Patricia Wentworth
The Fingerprint
Miss Silver – #30
Chapter I
FRANK ABBOTT was pleasantly occupied in forgetting that he was a Detective Inspector. Certainly no one meeting him for the first time would have suspected him of having any connection with Scotland Yard or the inexorable processes of the law, though he might just possibly have been a barrister. He had, in fact, been intended for the Bar, but his father’s sudden death had necessitated some occupation more likely to solve the immediate problem of food to eat and a roof over his head. With more relations than anyone in England-his paternal great-grandfather had married three times and done his duty by the nation to the extent of having some two dozen children-he had never lacked a social background. In the country he could stay in almost any county without having to incur an hotel bill, and in town he received a good many more invitations than he was able to accept. When he was younger his immediate superior Chief Inspector Lamb, always on the alert for symptoms of wind in the head, had composed a special homily on the subject of Social Dissipation and its Inevitable and Deteriorating Results, which he delivered so often that Frank could have picked it up at any given point and finished it for himself. Although not now so much in use as formerly, it was still liable to be dug out, refurbished, and delivered with undiminished vigour.

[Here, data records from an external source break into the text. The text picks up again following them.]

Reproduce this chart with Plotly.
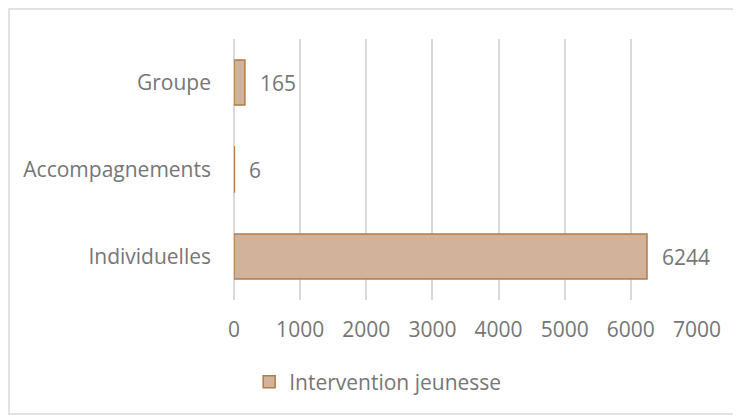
import plotly.graph_objects as go

# data
categories = ["Individuelles", "Accompagnements", "Groupe"]
values = [6244, 6, 165]
series_name = "Intervention jeunesse"
x_ticks = [0, 1000, 2000, 3000, 4000, 5000, 6000, 7000]

TEXT = "#767676"
GRID = "#d9d9d9"
FONT = "Open Sans"
FS = 21

W, H = 733, 407  # page body adds an 8px offset
ML, MR, MT, MB = 226, 44, 31, 115
PW, PH = W - ML - MR, H - MT - MB

fig = go.Figure()
fig.add_trace(
    go.Bar(
        x=values,
        y=categories,
        orientation="h",
        name=series_name,
        width=0.52,
        marker=dict(color="#d3b29b", line=dict(color="#b57b47", width=1.5)),
        showlegend=True,
    )
)

# value labels sitting to the right of each bar
for cat, val in zip(categories, values):
    fig.add_annotation(
        x=val,
        y=cat,
        text=str(val),
        showarrow=False,
        xanchor="left",
        xshift=13,
        font=dict(size=FS, color=TEXT, family=FONT),
    )

# chart border
fig.add_shape(
    type="rect",
    xref="paper",
    yref="paper",
    x0=-(ML - 1) / PW,
    x1=1 + (MR - 1) / PW,
    y0=-(MB - 1) / PH,
    y1=1 + (MT - 1) / PH,
    line=dict(color=GRID, width=1.5),
    layer="below",
)

fig.update_layout(
    width=W,
    height=H,
    paper_bgcolor="white",
    plot_bgcolor="white",
    font=dict(family=FONT, color=TEXT, size=FS),
    margin=dict(l=ML, r=MR, t=MT, b=MB),
    xaxis=dict(
        range=[0, 7000],
        tickvals=x_ticks,
        showgrid=True,
        gridcolor=GRID,
        gridwidth=1.5,
        zeroline=True,
        zerolinecolor=GRID,
        zerolinewidth=1.5,
        ticks="",
        ticklabelstandoff=15,
        tickfont=dict(size=FS, color=TEXT),
        fixedrange=True,
    ),
    yaxis=dict(
        showgrid=False,
        ticks="",
        ticklabelstandoff=22,
        tickfont=dict(size=FS, color=TEXT),
        fixedrange=True,
    ),
    legend=dict(
        orientation="h",
        xref="container",
        yref="container",
        x=0.329,
        xanchor="left",
        y=0.081,
        yanchor="middle",
        font=dict(size=FS, color=TEXT),
        itemwidth=30,
    ),
)

fig.write_html("out.html")
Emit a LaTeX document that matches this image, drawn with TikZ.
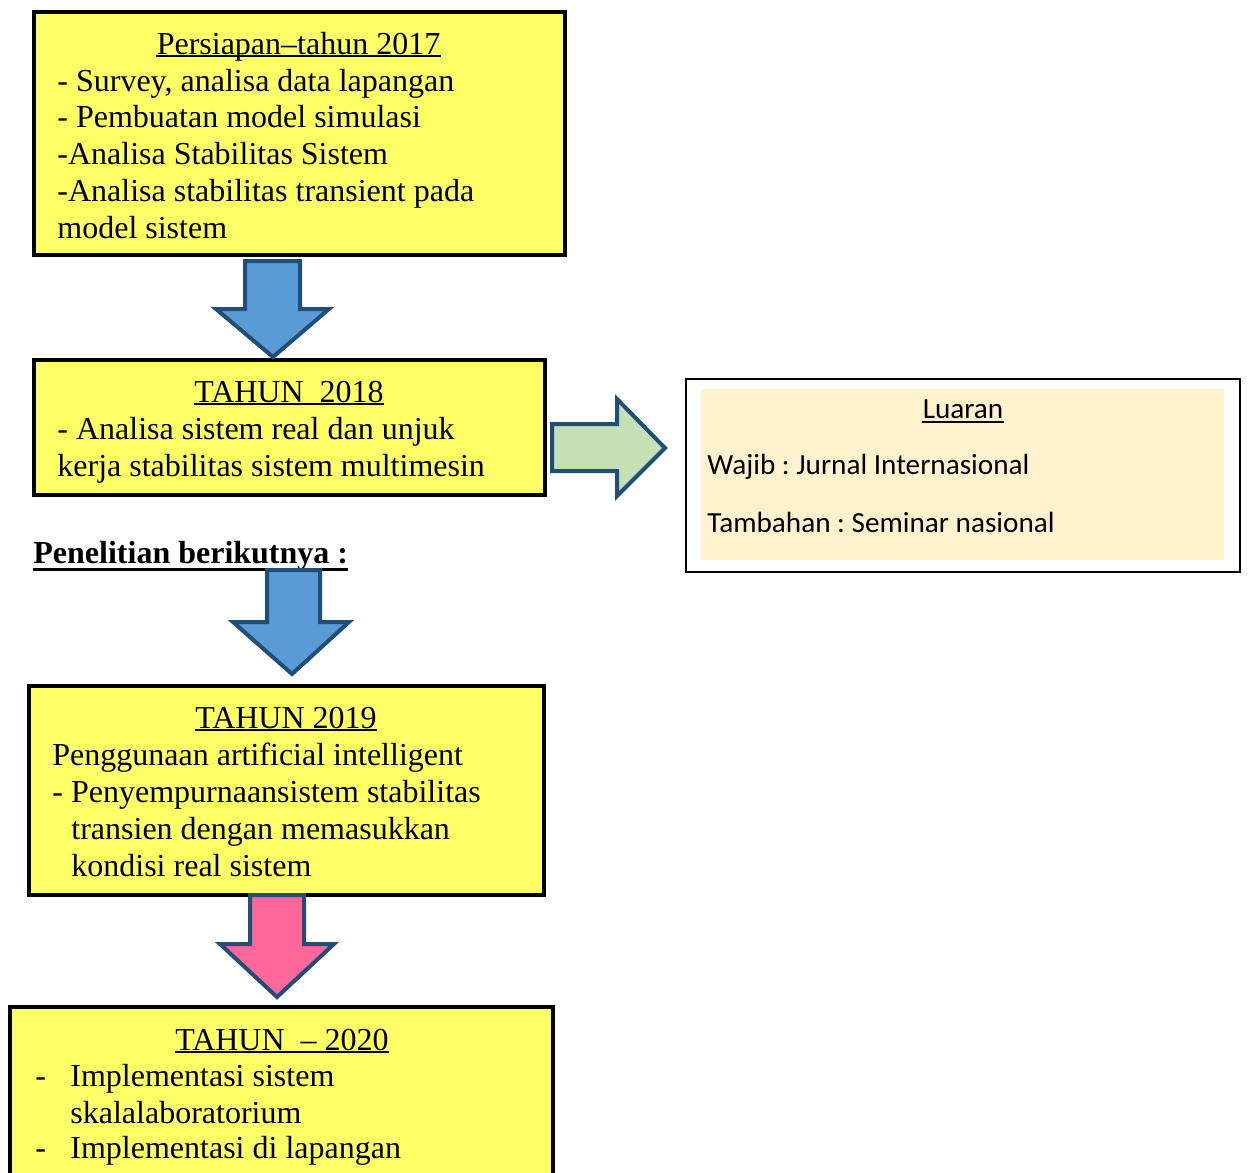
\documentclass[tikz,border=0pt]{standalone}
\usepackage{fontspec}
\setmainfont{Liberation Serif}
\newfontfamily\calibrifont{Carlito}
\frenchspacing
\definecolor{yfill}{HTML}{FFFF66}
\definecolor{bluefill}{HTML}{5B9BD5}
\definecolor{arrowline}{HTML}{1F4E79}
\definecolor{greenfill}{HTML}{C5E0B4}
\definecolor{pinkfill}{HTML}{FF6699}
\definecolor{creamfill}{HTML}{FFF2CC}
\begin{document}
\begin{tikzpicture}[x=0.5pt,y=-0.5pt,
  ybox/.style={draw=black, line width=2pt, fill=yfill, inner sep=0, outer sep=0, anchor=north west, rectangle},
  txt/.style={inner sep=0, font=\fontsize{16}{18}\selectfont, anchor=base west},
  ttl/.style={inner sep=0, font=\fontsize{16}{18}\selectfont, anchor=base},
  ctxt/.style={inner sep=0, font=\calibrifont\fontsize{14.6}{17}\selectfont, anchor=base west},
  blockarrow/.style={draw=arrowline, line width=2pt, line join=miter},
  ulline/.style={line width=1pt}
]
\useasboundingbox (0,0) rectangle (1248,1173);
\clip (0,0) rectangle (1248,1173);
\fill[white] (0,0) rectangle (1248,1173);

% boxes
\node[ybox, minimum width=265.5pt, minimum height=121.5pt] (b1) at (34,12) {};
\node[ybox, minimum width=255.5pt, minimum height=67.5pt] (b2) at (34,360) {};
\node[ybox, minimum width=257.5pt, minimum height=104.5pt] (b3) at (29,686) {};
\node[ybox, minimum width=271.5pt, minimum height=100pt] (b4) at (10,1007) {};
\node[draw=black, line width=1pt, fill=white, inner sep=0, outer sep=0, anchor=north west, minimum width=277pt, minimum height=96.5pt] (lu) at (686,379) {};
\node[fill=creamfill, inner sep=0, outer sep=0, anchor=north west, minimum width=261.5pt, minimum height=85.5pt] (luin) at (701,389) {};

% box 1 text
\node[ttl] (t1) at (298.5,54) {Persiapan--tahun 2017};
\draw[ulline] ([yshift=-1.2pt]t1.base west) -- ([yshift=-1.2pt]t1.base east);
\node[txt] (t1a) at (57,91) {- Survey, analisa data lapangan};
\node[txt] (t1b) at (57,127) {- Pembuatan model simulasi};
\node[txt] (t1c) at (57,164) {-Analisa Stabilitas Sistem};
\node[txt] (t1d) at (57,201) {-Analisa stabilitas transient pada};
\node[txt] (t1e) at (57,238) {model sistem};

% box 2 text
\node[ttl] (t2) at (289,402) {TAHUN\ \ 2018};
\draw[ulline] ([yshift=-1.2pt]t2.base west) -- ([yshift=-1.2pt]t2.base east);
\node[txt] (t2a) at (57,439) {- Analisa sistem real dan unjuk};
\node[txt] (t2b) at (57,476) {kerja stabilitas sistem multimesin};

% luaran text
\node[inner sep=0, font=\calibrifont\fontsize{14.6}{17}\selectfont, anchor=base] (lt) at (963,418) {Luaran};
\draw[line width=1pt] ([yshift=-2pt]lt.base west) -- ([yshift=-2pt]lt.base east);
\node[ctxt] (la) at (707,474) {Wajib : Jurnal Internasional};
\node[ctxt] (lb) at (707,532) {Tambahan : Seminar nasional};

% heading
\node[inner sep=0, font=\fontsize{16}{18}\selectfont\bfseries, anchor=base west] (pb) at (33,563) {Penelitian berikutnya :};
\draw[line width=1.5pt] ([yshift=-3pt]pb.base west) -- ([yshift=-3pt]pb.base east);

% box 3 text
\node[ttl] (t3) at (286,728) {TAHUN 2019};
\draw[ulline] ([yshift=-1.2pt]t3.base west) -- ([yshift=-1.2pt]t3.base east);
\node[txt] (t3a) at (52,765) {Penggunaan artificial intelligent};
\node[txt] (t3b) at (52,802) {- Penyempurnaansistem stabilitas};
\node[txt] (t3c) at (71,839) {transien dengan memasukkan};
\node[txt] (t3d) at (71,876) {kondisi real sistem};

% box 4 text
\node[ttl] (t4) at (282,1050) {TAHUN\ \ -- 2020};
\draw[ulline] ([yshift=-1.2pt]t4.base west) -- ([yshift=-1.2pt]t4.base east);
\node[txt] (d4a) at (35,1086) {-};
\node[txt] (t4a) at (70,1086) {Implementasi sistem};
\node[txt] (t4b) at (70,1123) {skalalaboratorium};
\node[txt] (d4c) at (35,1158) {-};
\node[txt] (t4c) at (70,1158) {Implementasi di lapangan};

% block arrows
\draw[blockarrow, fill=bluefill] (245,261) -- (300,261) -- (300,309) -- (329,309) -- (273,357) -- (216,309) -- (245,309) -- cycle;
\draw[blockarrow, fill=bluefill] (267,570) -- (320,570) -- (320,622) -- (349,622) -- (292,674) -- (233,622) -- (267,622) -- cycle;
\draw[blockarrow, fill=pinkfill] (250,895) -- (304,895) -- (304,944) -- (334,944) -- (277,997) -- (220,944) -- (250,944) -- cycle;
\draw[blockarrow, fill=greenfill] (552,424) -- (617,424) -- (617,399) -- (665,448) -- (617,496) -- (617,471) -- (552,471) -- cycle;
\end{tikzpicture}
\end{document}
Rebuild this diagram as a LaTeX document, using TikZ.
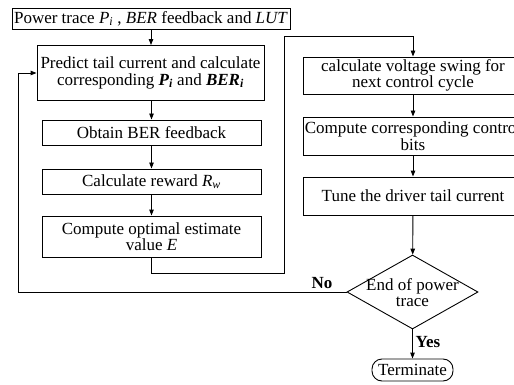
\documentclass[tikz,border=0pt]{standalone}
\usepackage{fontspec}
\setmainfont{Liberation Serif}
\usetikzlibrary{shapes.geometric,arrows.meta}
\newcommand\flowfont{\fontsize{17}{16.5}\selectfont}
\begin{document}
\begin{tikzpicture}[x=1pt,y=-1pt,
  box/.style={draw, line width=0.9pt, inner sep=0pt, align=center, font=\flowfont},
  arr/.style={line width=0.9pt, -{Triangle[length=6pt,width=4.5pt]}},
  lbl/.style={font=\flowfont\bfseries, inner sep=0pt}]
\useasboundingbox (0,0) rectangle (514,385);
\clip (0,0) rectangle (514,385);
% left column
\node[box, minimum width=278pt, minimum height=21pt] (src) at (151,18.5)
  {Power trace \textit{P}\textsubscript{\textit{i}} , \textit{BER} feedback and \textit{LUT}};
\node[box, minimum width=227pt, minimum height=55pt] (predict) at (150.5,73)
  {Predict tail current and calculate\\corresponding \textbf{\textit{P}\textsubscript{\textit{i}}} and \textbf{\textit{BER}\textsubscript{\textit{i}}}};
\node[box, minimum width=219pt, minimum height=25pt] (obtain) at (151.5,132.5)
  {Obtain BER feedback};
\node[box, minimum width=219pt, minimum height=25pt] (reward) at (151.5,181.5)
  {Calculate reward \textit{R}\textsubscript{\textit{w}}};
\node[box, minimum width=219pt, minimum height=41pt] (estim) at (151.5,236.5)
  {Compute optimal estimate\\value \textit{E}};
% right column
\node[box, minimum width=220pt, minimum height=37pt] (swing) at (413,75.5)
  {calculate voltage swing for\\next control cycle};
\node[box, minimum width=220pt, minimum height=38pt] (bits) at (413,136)
  {Compute corresponding control\\bits};
\node[box, minimum width=220pt, minimum height=38pt] (tune) at (413,196)
  {Tune the driver tail current};
% decision and end
\node[draw, diamond, line width=0.9pt, inner sep=0pt,
  minimum width=131pt, minimum height=74pt] (dec) at (412.5,292) {};
\node[font=\flowfont, align=center, inner sep=0pt] (dectext) at (412.5,292.5)
  {End of power\\trace};
\node[box, rounded corners=10pt, minimum width=81pt, minimum height=22pt] (term) at (412.5,370)
  {Terminate};
% connectors
\coordinate (up) at (284,36);
\coordinate (nl) at (18,292);
\draw[arr] (src.south -| 151,0) -- (predict.north -| 151,0);
\draw[arr] (predict.south -| 151.5,0) -- (obtain.north);
\draw[arr] (obtain) -- (reward);
\draw[arr] (reward) -- (estim);
\draw[arr] (estim.south) -- ++(0,15.5) -| (up) -| (swing.north);
\draw[arr] (swing) -- (bits);
\draw[arr] (bits) -- (tune);
\draw[arr] (tune) -- (dec);
\draw[arr] (dec) -- (term);
\draw[arr] (dec.west) -- (nl) |- (predict.west);
\node[lbl] (no) at (322,283) {No};
\node[lbl] (yes) at (428,342) {Yes};
\end{tikzpicture}
\end{document}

Tonight, however, was a carefree occasion. His cousin Cicely Abbott and her husband Grant Hathaway were up in town and giving a party to celebrate the extremely lucrative sale, for export, of a young pedigree bull. The party was small, intimate, and amusing. It is also memorable for the fact that Anthony Hallam was present, and that he and Frank spent a good part of the evening picking up threads and bringing themselves up to date after a five years’ interval during which they had neither met nor written to one another.